We have been focused on the following questions: (roughly) How many material things are there? How do they survive change (if in fact they do)?
This naturally raises other questions, closer to home; questions that are often grouped under the issue of personal identity: What am I? Am I material or not? Do I survive change? If so, how do I manage it?
Some have even been tempted by this question: What is it in virtue of which baby-me is identical to grown-up-me?

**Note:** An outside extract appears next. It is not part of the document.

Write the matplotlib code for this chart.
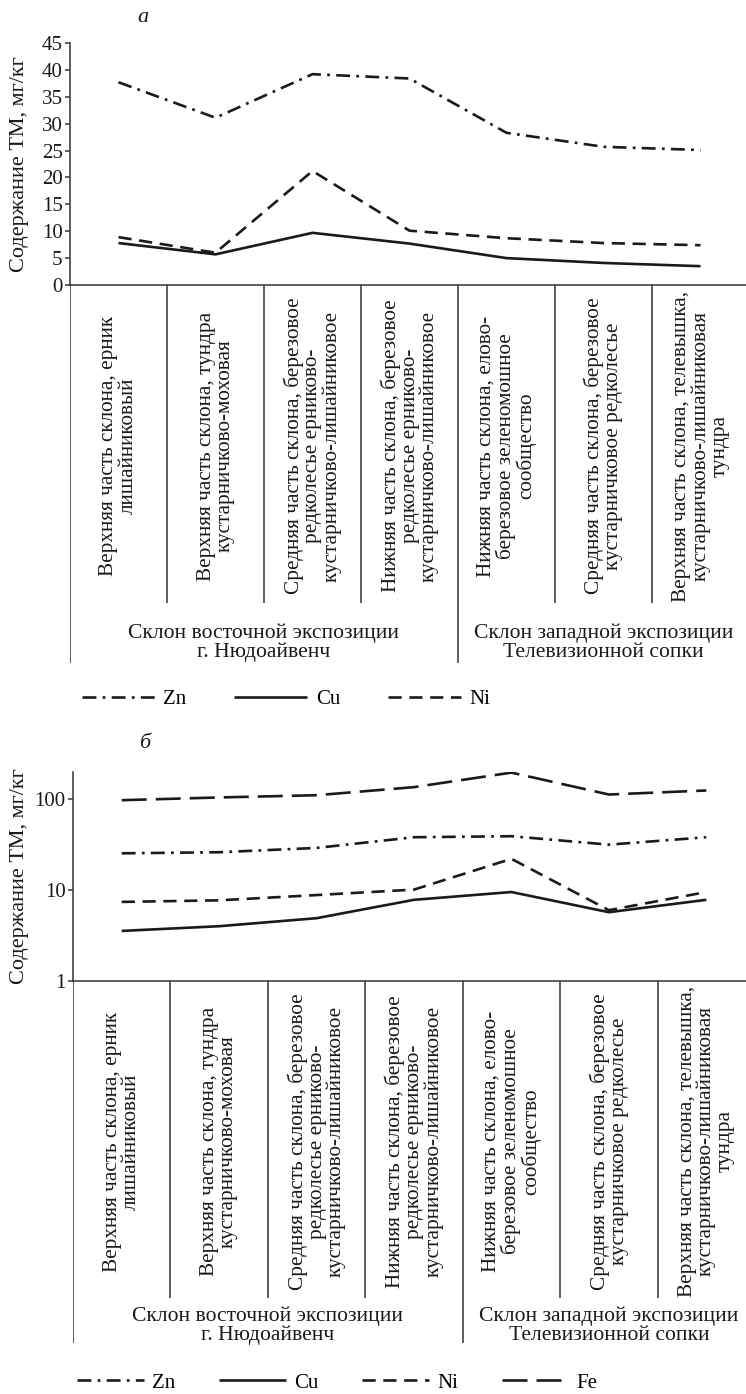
import matplotlib
matplotlib.use("Agg")
import matplotlib.pyplot as plt
import numpy as np

plt.rcParams['font.family'] = ['Liberation Serif', 'DejaVu Serif']
plt.rcParams['lines.scale_dashes'] = False

# ---------------- data ----------------
sites = [
    "Верхняя часть склона, ерник\nлишайниковый",
    "Верхняя часть склона, тундра\nкустарничково-моховая",
    "Средняя часть склона, березовое\nредколесье ерниково-\nкустарничково-лишайниковое",
    "Нижняя часть склона, березовое\nредколесье ерниково-\nкустарничково-лишайниковое",
    "Нижняя часть склона, елово-\nберезовое зеленомошное\nсообщество",
    "Средняя часть склона, березовое\nкустарничковое редколесье",
    "Верхняя часть склона, телевышка,\nкустарничково-лишайниковая\nтундра",
]
groups = ["Склон восточной экспозиции\nг. Нюдоайвенч",
          "Склон западной экспозиции\nТелевизионной сопки"]
group_sizes = [4, 3]

zn_a = [37.7, 31.1, 39.2, 38.4, 28.3, 25.7, 25.1]
cu_a = [7.8, 5.7, 9.7, 7.7, 5.0, 4.1, 3.5]
ni_a = [8.9, 6.0, 21.2, 10.1, 8.7, 7.8, 7.4]

zn_b = [25.3, 26.0, 29.0, 38.0, 39.0, 31.5, 38.0]
cu_b = [3.55, 4.0, 4.9, 7.8, 9.5, 5.7, 7.8]
ni_b = [7.4, 7.7, 8.8, 10.1, 22.0, 6.0, 9.5]
fe_b = [97, 104, 110, 135, 195, 112, 124]

yticks_a = [0, 5, 10, 15, 20, 25, 30, 35, 40, 45]
yticks_b = [1, 10, 100]
ylabel = "Содержание ТМ, мг/кг"

# ---------------- styles ----------------
W, H = 746, 1394
DPI = 100
LC = '#1a1a1a'
LW = 1.9
styles = {
    'Zn': dict(color=LC, lw=LW, linestyle=(0, (10, 4.5, 2, 4.5))),
    'Cu': dict(color=LC, lw=LW, linestyle='-'),
    'Ni': dict(color=LC, lw=LW, linestyle=(0, (9.5, 5.5))),
    'Fe': dict(color=LC, lw=LW, linestyle=(0, (18, 6.5))),
}
FS_TICK = 15
FS_LAB = 16
FS_CAT = 15.3
FS_GRP = 15.6
FS_LEG = 15
SPINE = '#333333'

fig = plt.figure(figsize=(W / DPI, H / DPI), dpi=DPI)


def fx(px):
    return px / W


def fy(py):
    return 1 - py / H


def make_panel(left, right, top, bottom, cat_bottom, grp_bottom, grp_y,
               series, log=False, yticks=None, ylim=None,
               letter=None, letter_xy=None, leg_xy=None, leg_hl=3.5, leg_cs=2.4):
    ax = fig.add_axes([fx(left), fy(bottom), fx(right - left), (bottom - top) / H])
    x = np.arange(len(sites)) + 0.5
    for name, vals in series:
        ax.plot(x, vals, label=name, solid_capstyle='butt', dash_capstyle='butt',
                **styles[name])
    ax.set_xlim(0, len(sites))
    if log:
        ax.set_yscale('log')
    ax.set_ylim(*ylim)
    ax.set_yticks(yticks)
    ax.set_yticklabels([str(t) for t in yticks])
    ax.yaxis.set_minor_locator(matplotlib.ticker.NullLocator())
    ax.set_xticks([])
    for s in ['top', 'right']:
        ax.spines[s].set_visible(False)
    for s in ['left', 'bottom']:
        ax.spines[s].set_color(SPINE)
        ax.spines[s].set_linewidth(1.1)
    ax.tick_params(axis='y', direction='out', length=3.8, width=1.1, color=SPINE,
                   pad=1.5, labelsize=FS_TICK, labelcolor=LC)
    # y label
    fig.text(fx(20), fy((top + bottom) / 2), ylabel, rotation=90, ha='center',
             va='center', fontsize=FS_LAB, color=LC)
    # table below axis
    tab = fig.add_axes([fx(left), fy(grp_bottom), fx(right - left),
                        (grp_bottom - bottom) / H])
    tab.set_xlim(0, len(sites))
    tab.set_ylim(grp_bottom - bottom, 0)
    tab.axis('off')
    cat_h = cat_bottom - bottom
    bounds = np.cumsum([0] + group_sizes)
    for i in range(len(sites) + 1):
        if i in bounds[:-1]:
            tab.vlines(i, 0, grp_bottom - bottom, color=SPINE, lw=1.1)
        elif i < len(sites):
            tab.vlines(i, 0, cat_h, color=SPINE, lw=1.1)
    for i, lab in enumerate(sites):
        tab.text(i + 0.5, cat_h / 2 + 2, lab, rotation=90, ha='center', va='center',
                 multialignment='center', fontsize=FS_CAT, linespacing=1.0,
                 color=LC)
    for g, lab in enumerate(groups):
        cx = (bounds[g] + bounds[g + 1]) / 2
        tab.text(cx, grp_y - bottom, lab, ha='center', va='center',
                 multialignment='center', fontsize=FS_GRP, linespacing=0.98,
                 color=LC)
    # letter
    fig.text(fx(letter_xy[0]), fy(letter_xy[1]), letter, style='italic',
             ha='center', va='center', fontsize=16, color=LC)
    # legend
    handles, labels = ax.get_legend_handles_labels()
    fig.legend(handles, labels, loc='center left',
               bbox_to_anchor=(fx(leg_xy[0]), fy(leg_xy[1])), ncol=len(labels),
               frameon=False, fontsize=FS_LEG, handlelength=leg_hl,
               handletextpad=0.4, columnspacing=leg_cs, borderpad=0,
               borderaxespad=0)
    return ax


make_panel(70, 749, 43, 285, 603, 663, 643,
           [('Zn', zn_a), ('Cu', cu_a), ('Ni', ni_a)],
           log=False, yticks=yticks_a, ylim=(0, 45),
           letter='а', letter_xy=(143, 17), leg_xy=(82, 699), leg_hl=3.5, leg_cs=2.3)

make_panel(73, 755, 771.6, 981, 1298, 1343, 1326,
           [('Zn', zn_b), ('Cu', cu_b), ('Ni', ni_b), ('Fe', fe_b)],
           log=True, yticks=yticks_b, ylim=(1, 200),
           letter='б', letter_xy=(145, 743), leg_xy=(77, 1383), leg_hl=3.2, leg_cs=2.1)

fig.savefig('out.png', dpi=DPI)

Fwiw, I'm rather impersonal about identity; I think it's just that binary relation, governed by Leibniz's Law, that everything bears to itself and never to anything else. But that's just me. And I'm a philosopher. And philosophers, on the whole, don't have an excellent track record in being right about things. So maybe I'm not right about that. But given that I think what I do about identity, I think at least the last question above is a bad question. Briefly, here's why. (This argument is due to Nathan Salmon, a keynote speaker at the most recent meeting for the Society for Exact Philosophy.) The last question asks what it is in virtue of which x at t = y at t*. So since identity is not temporally relative (on the simple view I stated), this question amounts to asking what it is in virtue of which x = y. Now if x is distinct from y, then there is nothing in virtue of which x = y. But if x = y, then the fact that x = y is the very same fact as the fact that x = x. So the question amounts to asking: What is it in virtue of which x = x? Less symbolically, what makes it the case that you are you (and not something else)? What has to be the case in order for you not to be Stephen Harper? What do you have to do to not be him? The only sensible answer I can discern is: Not Much. So I think the last question is not a good question.
The earlier ones are, however. But we are not specifically concerned with persons in this course. We deal with them if they are material, but we deal instead with their material bodies if they are not. Still, there are good questions of personal identity. And I'm willing to bet these questions have occurred to you and you are interested in their answers. See here for an accessible dialogue on what sorts of things we are. (It touches on a lot of issues we touch on, so it's good to check out regardless.) See here for a clever expression of amazement at the suggestion that we are material. (And for that matter, the sort of material we are, given that we are material!)
I'm happy to have an 'Are we souls or what?' free-for-all here, since we're not focusing on that in class. So: Are we souls, or what?